* _Exercise description_: From the listing below, pull each line that includes "this".

* _Items_:
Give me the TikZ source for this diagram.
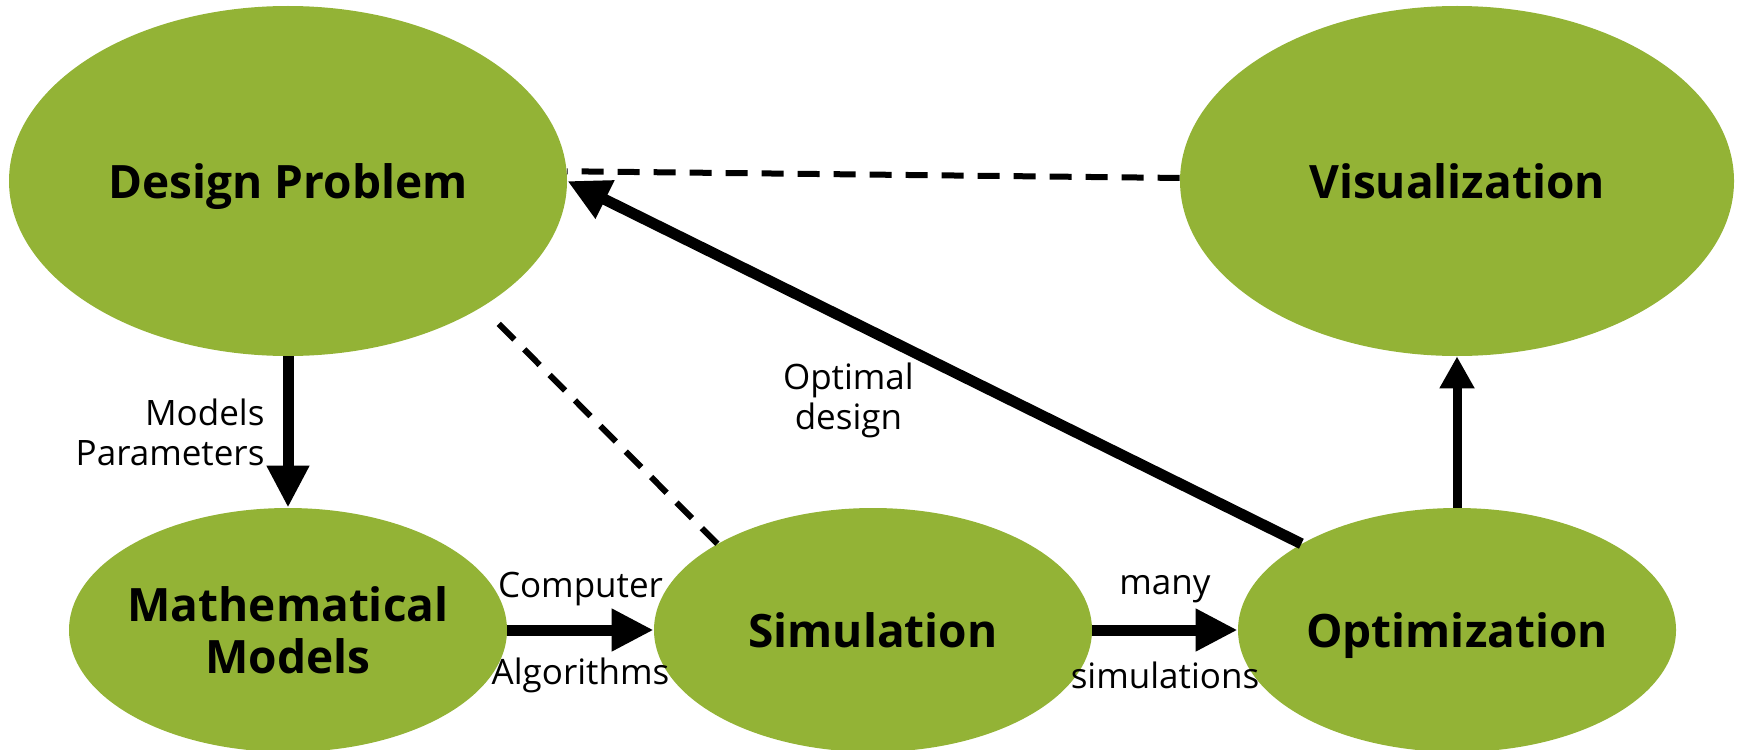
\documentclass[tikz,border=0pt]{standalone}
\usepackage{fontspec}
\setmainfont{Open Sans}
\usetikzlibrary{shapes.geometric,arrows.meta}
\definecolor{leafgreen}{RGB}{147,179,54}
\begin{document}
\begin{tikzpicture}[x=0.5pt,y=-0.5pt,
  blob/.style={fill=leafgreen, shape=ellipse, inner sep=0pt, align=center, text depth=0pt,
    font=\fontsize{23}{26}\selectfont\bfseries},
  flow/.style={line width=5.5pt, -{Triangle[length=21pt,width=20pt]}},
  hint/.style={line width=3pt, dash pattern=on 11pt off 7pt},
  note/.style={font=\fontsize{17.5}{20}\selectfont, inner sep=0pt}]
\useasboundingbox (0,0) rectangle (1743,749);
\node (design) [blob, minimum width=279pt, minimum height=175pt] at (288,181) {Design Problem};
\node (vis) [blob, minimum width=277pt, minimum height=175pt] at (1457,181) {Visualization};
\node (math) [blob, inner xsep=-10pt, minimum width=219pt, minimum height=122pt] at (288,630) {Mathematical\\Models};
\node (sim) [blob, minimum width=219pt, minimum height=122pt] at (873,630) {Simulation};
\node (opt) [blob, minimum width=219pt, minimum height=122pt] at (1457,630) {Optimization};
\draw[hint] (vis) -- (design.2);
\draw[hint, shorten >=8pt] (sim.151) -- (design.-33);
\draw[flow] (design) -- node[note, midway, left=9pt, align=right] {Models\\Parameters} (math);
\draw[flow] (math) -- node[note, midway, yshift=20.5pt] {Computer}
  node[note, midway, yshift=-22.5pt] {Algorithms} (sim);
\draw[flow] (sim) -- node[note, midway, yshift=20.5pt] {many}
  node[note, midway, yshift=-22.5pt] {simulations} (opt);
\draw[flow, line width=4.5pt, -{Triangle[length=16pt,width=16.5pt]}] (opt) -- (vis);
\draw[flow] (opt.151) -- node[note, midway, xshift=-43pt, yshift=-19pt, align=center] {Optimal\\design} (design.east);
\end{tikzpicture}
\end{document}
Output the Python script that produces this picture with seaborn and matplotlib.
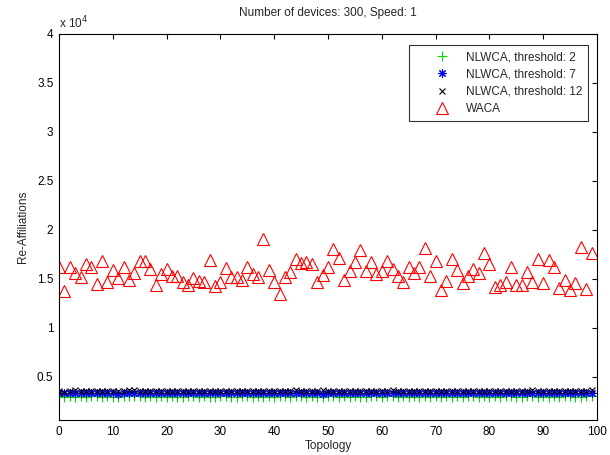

* _The solution_:
Give me the TikZ source for this diagram.
Output the Python script that produces this picture with seaborn and matplotlib.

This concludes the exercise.